### [Exercise aim]
Below is a listing. Gather each line of it that contains "with".

### [Extracted entries]

________________________________________

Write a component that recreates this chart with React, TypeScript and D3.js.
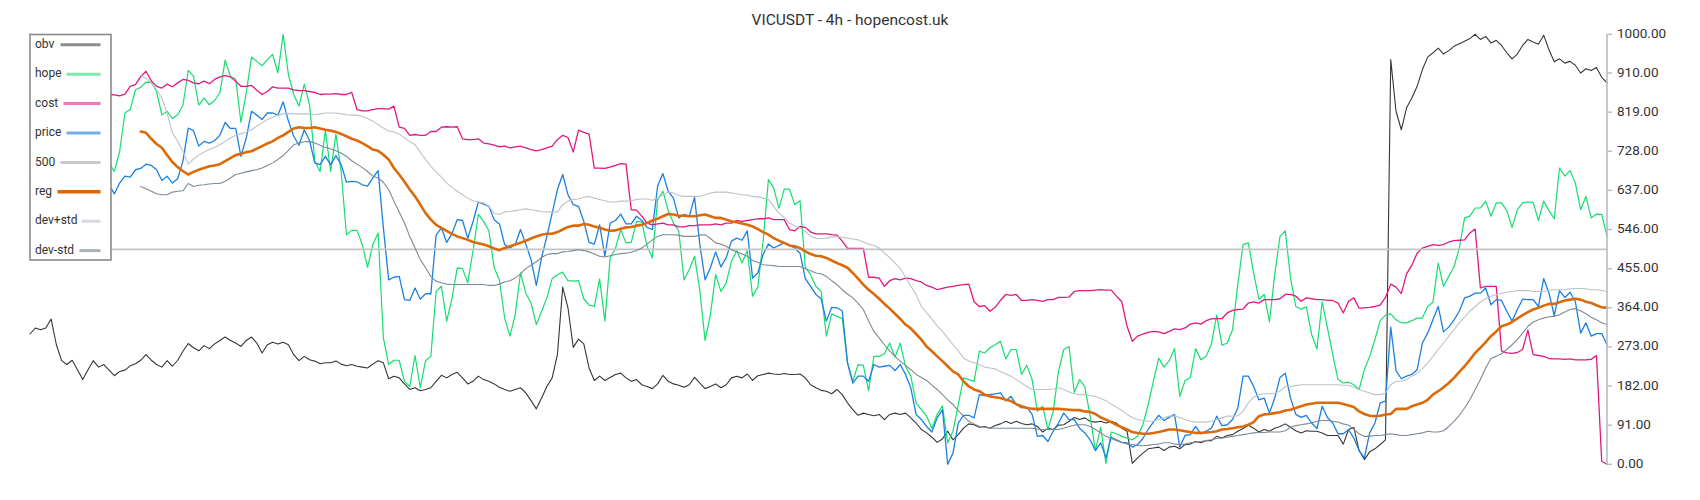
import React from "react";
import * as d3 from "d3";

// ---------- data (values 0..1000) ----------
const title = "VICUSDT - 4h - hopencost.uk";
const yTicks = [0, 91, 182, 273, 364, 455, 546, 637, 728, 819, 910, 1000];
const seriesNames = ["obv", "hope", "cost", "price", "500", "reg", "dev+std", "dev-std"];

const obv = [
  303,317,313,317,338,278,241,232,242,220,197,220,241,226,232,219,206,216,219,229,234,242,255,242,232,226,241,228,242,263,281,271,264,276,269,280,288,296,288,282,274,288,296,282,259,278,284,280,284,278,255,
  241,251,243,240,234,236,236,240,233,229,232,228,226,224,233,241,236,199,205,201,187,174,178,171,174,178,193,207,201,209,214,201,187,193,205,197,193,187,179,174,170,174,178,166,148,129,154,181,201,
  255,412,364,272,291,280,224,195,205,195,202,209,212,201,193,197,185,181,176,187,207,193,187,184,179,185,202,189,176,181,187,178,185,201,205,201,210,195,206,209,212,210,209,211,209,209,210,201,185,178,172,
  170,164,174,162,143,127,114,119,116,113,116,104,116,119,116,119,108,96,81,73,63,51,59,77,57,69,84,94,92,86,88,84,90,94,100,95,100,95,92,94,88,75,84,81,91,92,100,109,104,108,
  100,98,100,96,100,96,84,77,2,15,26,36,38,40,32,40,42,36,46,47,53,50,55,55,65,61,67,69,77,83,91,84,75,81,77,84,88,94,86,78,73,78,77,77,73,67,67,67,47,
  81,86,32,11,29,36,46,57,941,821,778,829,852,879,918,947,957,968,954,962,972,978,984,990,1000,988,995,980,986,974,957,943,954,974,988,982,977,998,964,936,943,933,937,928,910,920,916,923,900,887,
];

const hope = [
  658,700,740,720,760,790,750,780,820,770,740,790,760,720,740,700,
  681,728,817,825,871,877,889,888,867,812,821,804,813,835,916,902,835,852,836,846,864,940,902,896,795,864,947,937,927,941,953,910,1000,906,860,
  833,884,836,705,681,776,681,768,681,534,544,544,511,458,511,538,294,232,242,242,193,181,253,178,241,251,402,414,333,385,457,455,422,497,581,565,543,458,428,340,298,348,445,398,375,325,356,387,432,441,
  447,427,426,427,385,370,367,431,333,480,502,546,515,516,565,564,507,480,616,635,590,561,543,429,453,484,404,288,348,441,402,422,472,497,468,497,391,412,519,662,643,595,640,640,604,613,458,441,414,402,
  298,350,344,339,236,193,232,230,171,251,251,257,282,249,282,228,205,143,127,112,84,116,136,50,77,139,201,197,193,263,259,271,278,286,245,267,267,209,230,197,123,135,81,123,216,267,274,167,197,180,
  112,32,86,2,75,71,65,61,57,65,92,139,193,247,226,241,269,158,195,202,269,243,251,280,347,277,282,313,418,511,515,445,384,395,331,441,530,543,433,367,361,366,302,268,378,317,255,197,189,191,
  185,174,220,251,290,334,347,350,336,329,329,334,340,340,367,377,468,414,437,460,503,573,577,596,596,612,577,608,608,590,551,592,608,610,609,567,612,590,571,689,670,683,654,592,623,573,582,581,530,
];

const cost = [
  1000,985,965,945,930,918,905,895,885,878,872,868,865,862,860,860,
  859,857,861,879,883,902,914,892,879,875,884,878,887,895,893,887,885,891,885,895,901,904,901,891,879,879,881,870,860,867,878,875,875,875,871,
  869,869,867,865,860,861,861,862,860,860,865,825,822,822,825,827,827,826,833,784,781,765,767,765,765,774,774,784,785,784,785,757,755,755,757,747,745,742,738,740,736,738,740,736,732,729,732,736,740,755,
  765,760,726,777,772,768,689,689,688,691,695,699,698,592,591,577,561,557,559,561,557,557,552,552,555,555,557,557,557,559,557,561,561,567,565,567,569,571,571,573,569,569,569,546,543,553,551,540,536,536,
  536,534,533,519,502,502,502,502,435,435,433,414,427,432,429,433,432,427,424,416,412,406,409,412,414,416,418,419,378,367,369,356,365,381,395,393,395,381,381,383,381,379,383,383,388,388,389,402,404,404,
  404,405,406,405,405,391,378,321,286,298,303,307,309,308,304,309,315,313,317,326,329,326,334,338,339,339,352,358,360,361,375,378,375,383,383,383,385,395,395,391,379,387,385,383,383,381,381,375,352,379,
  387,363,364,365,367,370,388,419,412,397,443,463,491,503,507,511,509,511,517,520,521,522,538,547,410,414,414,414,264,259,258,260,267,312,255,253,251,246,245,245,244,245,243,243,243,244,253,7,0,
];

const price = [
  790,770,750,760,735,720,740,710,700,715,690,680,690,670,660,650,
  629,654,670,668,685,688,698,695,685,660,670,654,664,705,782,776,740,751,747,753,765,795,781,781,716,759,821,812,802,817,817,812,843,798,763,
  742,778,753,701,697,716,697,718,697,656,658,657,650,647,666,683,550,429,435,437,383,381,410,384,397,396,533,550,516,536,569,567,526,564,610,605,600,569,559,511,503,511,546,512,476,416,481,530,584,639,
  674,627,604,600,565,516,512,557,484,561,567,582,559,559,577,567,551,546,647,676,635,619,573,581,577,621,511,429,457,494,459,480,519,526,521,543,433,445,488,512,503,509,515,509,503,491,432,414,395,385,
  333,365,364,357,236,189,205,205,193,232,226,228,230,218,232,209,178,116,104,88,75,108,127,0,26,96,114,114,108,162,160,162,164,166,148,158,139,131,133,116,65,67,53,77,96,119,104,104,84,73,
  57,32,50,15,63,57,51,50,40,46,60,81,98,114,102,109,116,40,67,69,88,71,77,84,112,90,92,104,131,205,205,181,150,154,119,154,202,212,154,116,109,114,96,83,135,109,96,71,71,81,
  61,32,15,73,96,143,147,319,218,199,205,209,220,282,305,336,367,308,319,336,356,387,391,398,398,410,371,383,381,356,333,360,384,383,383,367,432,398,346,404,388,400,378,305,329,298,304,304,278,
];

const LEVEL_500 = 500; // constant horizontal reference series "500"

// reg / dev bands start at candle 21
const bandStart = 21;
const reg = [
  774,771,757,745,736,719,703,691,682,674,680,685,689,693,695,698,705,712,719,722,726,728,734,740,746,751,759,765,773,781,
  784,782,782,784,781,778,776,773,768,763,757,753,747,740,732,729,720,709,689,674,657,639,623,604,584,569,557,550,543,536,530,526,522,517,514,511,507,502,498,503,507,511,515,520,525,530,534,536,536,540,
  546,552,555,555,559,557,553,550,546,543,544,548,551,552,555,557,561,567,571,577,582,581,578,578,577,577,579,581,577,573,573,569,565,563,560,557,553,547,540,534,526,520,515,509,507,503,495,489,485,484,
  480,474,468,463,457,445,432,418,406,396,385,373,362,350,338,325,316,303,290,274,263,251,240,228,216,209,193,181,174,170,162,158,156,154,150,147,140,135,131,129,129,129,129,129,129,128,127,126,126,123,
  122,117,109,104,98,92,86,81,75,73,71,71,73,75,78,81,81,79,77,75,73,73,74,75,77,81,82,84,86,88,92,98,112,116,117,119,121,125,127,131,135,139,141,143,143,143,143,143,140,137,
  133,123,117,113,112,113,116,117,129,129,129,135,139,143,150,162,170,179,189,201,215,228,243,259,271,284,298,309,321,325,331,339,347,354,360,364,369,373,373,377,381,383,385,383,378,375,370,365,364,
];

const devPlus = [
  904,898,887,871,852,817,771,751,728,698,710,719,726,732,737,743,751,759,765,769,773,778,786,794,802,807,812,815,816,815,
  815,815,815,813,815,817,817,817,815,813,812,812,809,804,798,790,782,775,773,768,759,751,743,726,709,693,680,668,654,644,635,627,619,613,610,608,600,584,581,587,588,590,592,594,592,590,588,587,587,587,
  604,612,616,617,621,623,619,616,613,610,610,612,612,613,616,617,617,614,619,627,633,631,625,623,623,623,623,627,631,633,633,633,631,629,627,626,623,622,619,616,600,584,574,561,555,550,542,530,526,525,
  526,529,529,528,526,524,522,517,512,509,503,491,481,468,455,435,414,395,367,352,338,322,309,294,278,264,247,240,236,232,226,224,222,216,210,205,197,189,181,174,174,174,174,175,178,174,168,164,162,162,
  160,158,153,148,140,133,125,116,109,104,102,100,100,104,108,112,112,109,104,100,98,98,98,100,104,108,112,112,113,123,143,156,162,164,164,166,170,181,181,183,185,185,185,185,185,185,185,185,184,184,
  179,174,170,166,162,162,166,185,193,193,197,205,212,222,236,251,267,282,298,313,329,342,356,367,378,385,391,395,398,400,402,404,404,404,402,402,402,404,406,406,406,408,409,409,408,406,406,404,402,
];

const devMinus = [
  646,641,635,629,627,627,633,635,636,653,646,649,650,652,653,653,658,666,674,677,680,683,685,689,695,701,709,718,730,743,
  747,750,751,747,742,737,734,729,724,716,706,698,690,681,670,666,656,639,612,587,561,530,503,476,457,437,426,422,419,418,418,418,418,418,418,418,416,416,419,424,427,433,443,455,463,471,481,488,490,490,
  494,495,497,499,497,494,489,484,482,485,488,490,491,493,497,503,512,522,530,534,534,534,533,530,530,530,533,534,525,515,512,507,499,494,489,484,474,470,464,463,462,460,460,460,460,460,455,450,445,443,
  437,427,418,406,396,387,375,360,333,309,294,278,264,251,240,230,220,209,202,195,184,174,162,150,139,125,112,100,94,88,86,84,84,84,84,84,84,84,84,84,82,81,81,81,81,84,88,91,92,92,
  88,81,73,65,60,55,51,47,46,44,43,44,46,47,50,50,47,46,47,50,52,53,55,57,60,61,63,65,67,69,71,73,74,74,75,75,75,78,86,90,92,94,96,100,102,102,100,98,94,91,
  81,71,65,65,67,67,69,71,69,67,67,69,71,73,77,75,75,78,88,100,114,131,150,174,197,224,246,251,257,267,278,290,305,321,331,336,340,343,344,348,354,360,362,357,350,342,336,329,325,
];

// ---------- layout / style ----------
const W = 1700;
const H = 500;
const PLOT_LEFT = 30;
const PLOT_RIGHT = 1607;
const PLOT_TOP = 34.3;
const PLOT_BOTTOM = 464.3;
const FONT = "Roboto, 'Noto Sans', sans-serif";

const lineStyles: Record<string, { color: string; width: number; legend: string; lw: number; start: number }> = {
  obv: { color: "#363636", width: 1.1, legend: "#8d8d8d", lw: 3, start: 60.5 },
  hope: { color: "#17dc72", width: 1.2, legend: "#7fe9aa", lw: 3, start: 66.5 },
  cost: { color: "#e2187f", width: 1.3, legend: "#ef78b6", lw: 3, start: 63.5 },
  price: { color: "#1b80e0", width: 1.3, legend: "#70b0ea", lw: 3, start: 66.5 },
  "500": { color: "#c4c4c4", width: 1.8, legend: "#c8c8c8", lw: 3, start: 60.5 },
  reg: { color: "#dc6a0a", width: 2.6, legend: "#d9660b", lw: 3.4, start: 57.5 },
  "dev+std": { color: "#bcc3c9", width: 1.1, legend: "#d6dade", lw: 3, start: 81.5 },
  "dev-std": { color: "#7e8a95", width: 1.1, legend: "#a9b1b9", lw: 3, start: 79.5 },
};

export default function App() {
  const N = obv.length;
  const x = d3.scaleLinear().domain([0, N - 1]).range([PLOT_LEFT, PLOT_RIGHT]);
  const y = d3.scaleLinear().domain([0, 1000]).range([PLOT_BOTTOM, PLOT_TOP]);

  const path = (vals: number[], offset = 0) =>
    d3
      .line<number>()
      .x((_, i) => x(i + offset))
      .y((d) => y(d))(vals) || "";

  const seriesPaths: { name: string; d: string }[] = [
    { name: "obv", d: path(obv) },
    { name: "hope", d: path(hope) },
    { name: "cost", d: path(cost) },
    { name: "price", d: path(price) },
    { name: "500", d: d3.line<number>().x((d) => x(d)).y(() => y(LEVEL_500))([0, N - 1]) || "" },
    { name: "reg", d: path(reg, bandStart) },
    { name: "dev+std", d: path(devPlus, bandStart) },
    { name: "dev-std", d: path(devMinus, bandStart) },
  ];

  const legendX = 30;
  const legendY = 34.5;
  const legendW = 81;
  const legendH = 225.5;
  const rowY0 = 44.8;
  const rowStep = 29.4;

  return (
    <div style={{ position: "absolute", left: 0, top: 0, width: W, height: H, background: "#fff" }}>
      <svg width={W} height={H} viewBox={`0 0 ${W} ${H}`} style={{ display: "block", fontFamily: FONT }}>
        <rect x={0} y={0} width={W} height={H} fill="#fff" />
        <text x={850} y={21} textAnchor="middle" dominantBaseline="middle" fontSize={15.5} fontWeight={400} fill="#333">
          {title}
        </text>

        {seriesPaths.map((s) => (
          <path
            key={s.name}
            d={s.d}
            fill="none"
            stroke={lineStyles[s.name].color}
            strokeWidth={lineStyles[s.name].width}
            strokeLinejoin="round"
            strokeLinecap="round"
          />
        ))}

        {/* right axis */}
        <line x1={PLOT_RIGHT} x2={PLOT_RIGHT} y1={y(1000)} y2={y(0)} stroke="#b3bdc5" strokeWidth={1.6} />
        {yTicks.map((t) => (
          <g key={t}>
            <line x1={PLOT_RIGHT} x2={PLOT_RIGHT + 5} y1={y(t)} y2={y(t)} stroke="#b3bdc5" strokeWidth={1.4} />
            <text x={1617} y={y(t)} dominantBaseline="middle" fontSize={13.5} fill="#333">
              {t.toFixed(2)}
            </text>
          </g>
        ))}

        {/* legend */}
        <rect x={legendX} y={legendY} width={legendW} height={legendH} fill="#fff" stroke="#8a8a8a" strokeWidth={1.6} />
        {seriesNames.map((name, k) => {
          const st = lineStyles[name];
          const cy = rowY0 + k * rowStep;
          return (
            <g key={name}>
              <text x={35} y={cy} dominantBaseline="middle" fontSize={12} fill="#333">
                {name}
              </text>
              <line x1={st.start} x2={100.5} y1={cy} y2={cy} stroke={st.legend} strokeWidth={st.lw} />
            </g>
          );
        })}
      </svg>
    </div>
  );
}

________________________________________

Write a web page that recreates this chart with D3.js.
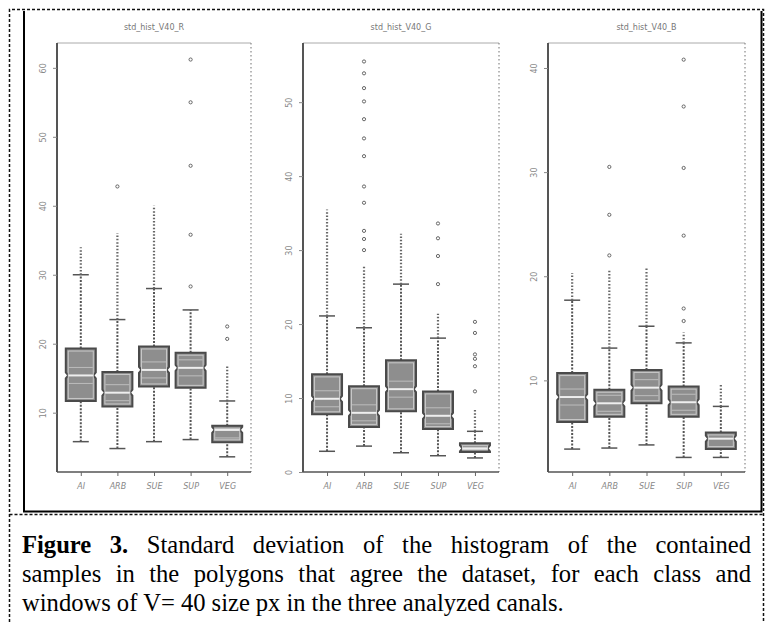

________________________________________

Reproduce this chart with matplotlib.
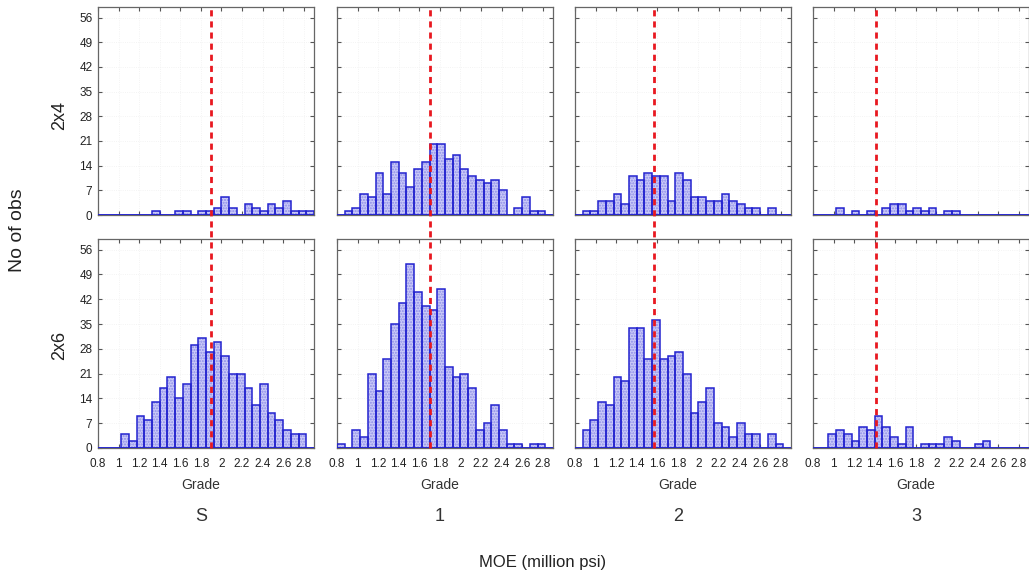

________________________________________

### [Reply to the task]
Write a component that recreates this chart with React, TypeScript and D3.js.
Write a web page that recreates this chart with D3.js.
Reproduce this chart with matplotlib.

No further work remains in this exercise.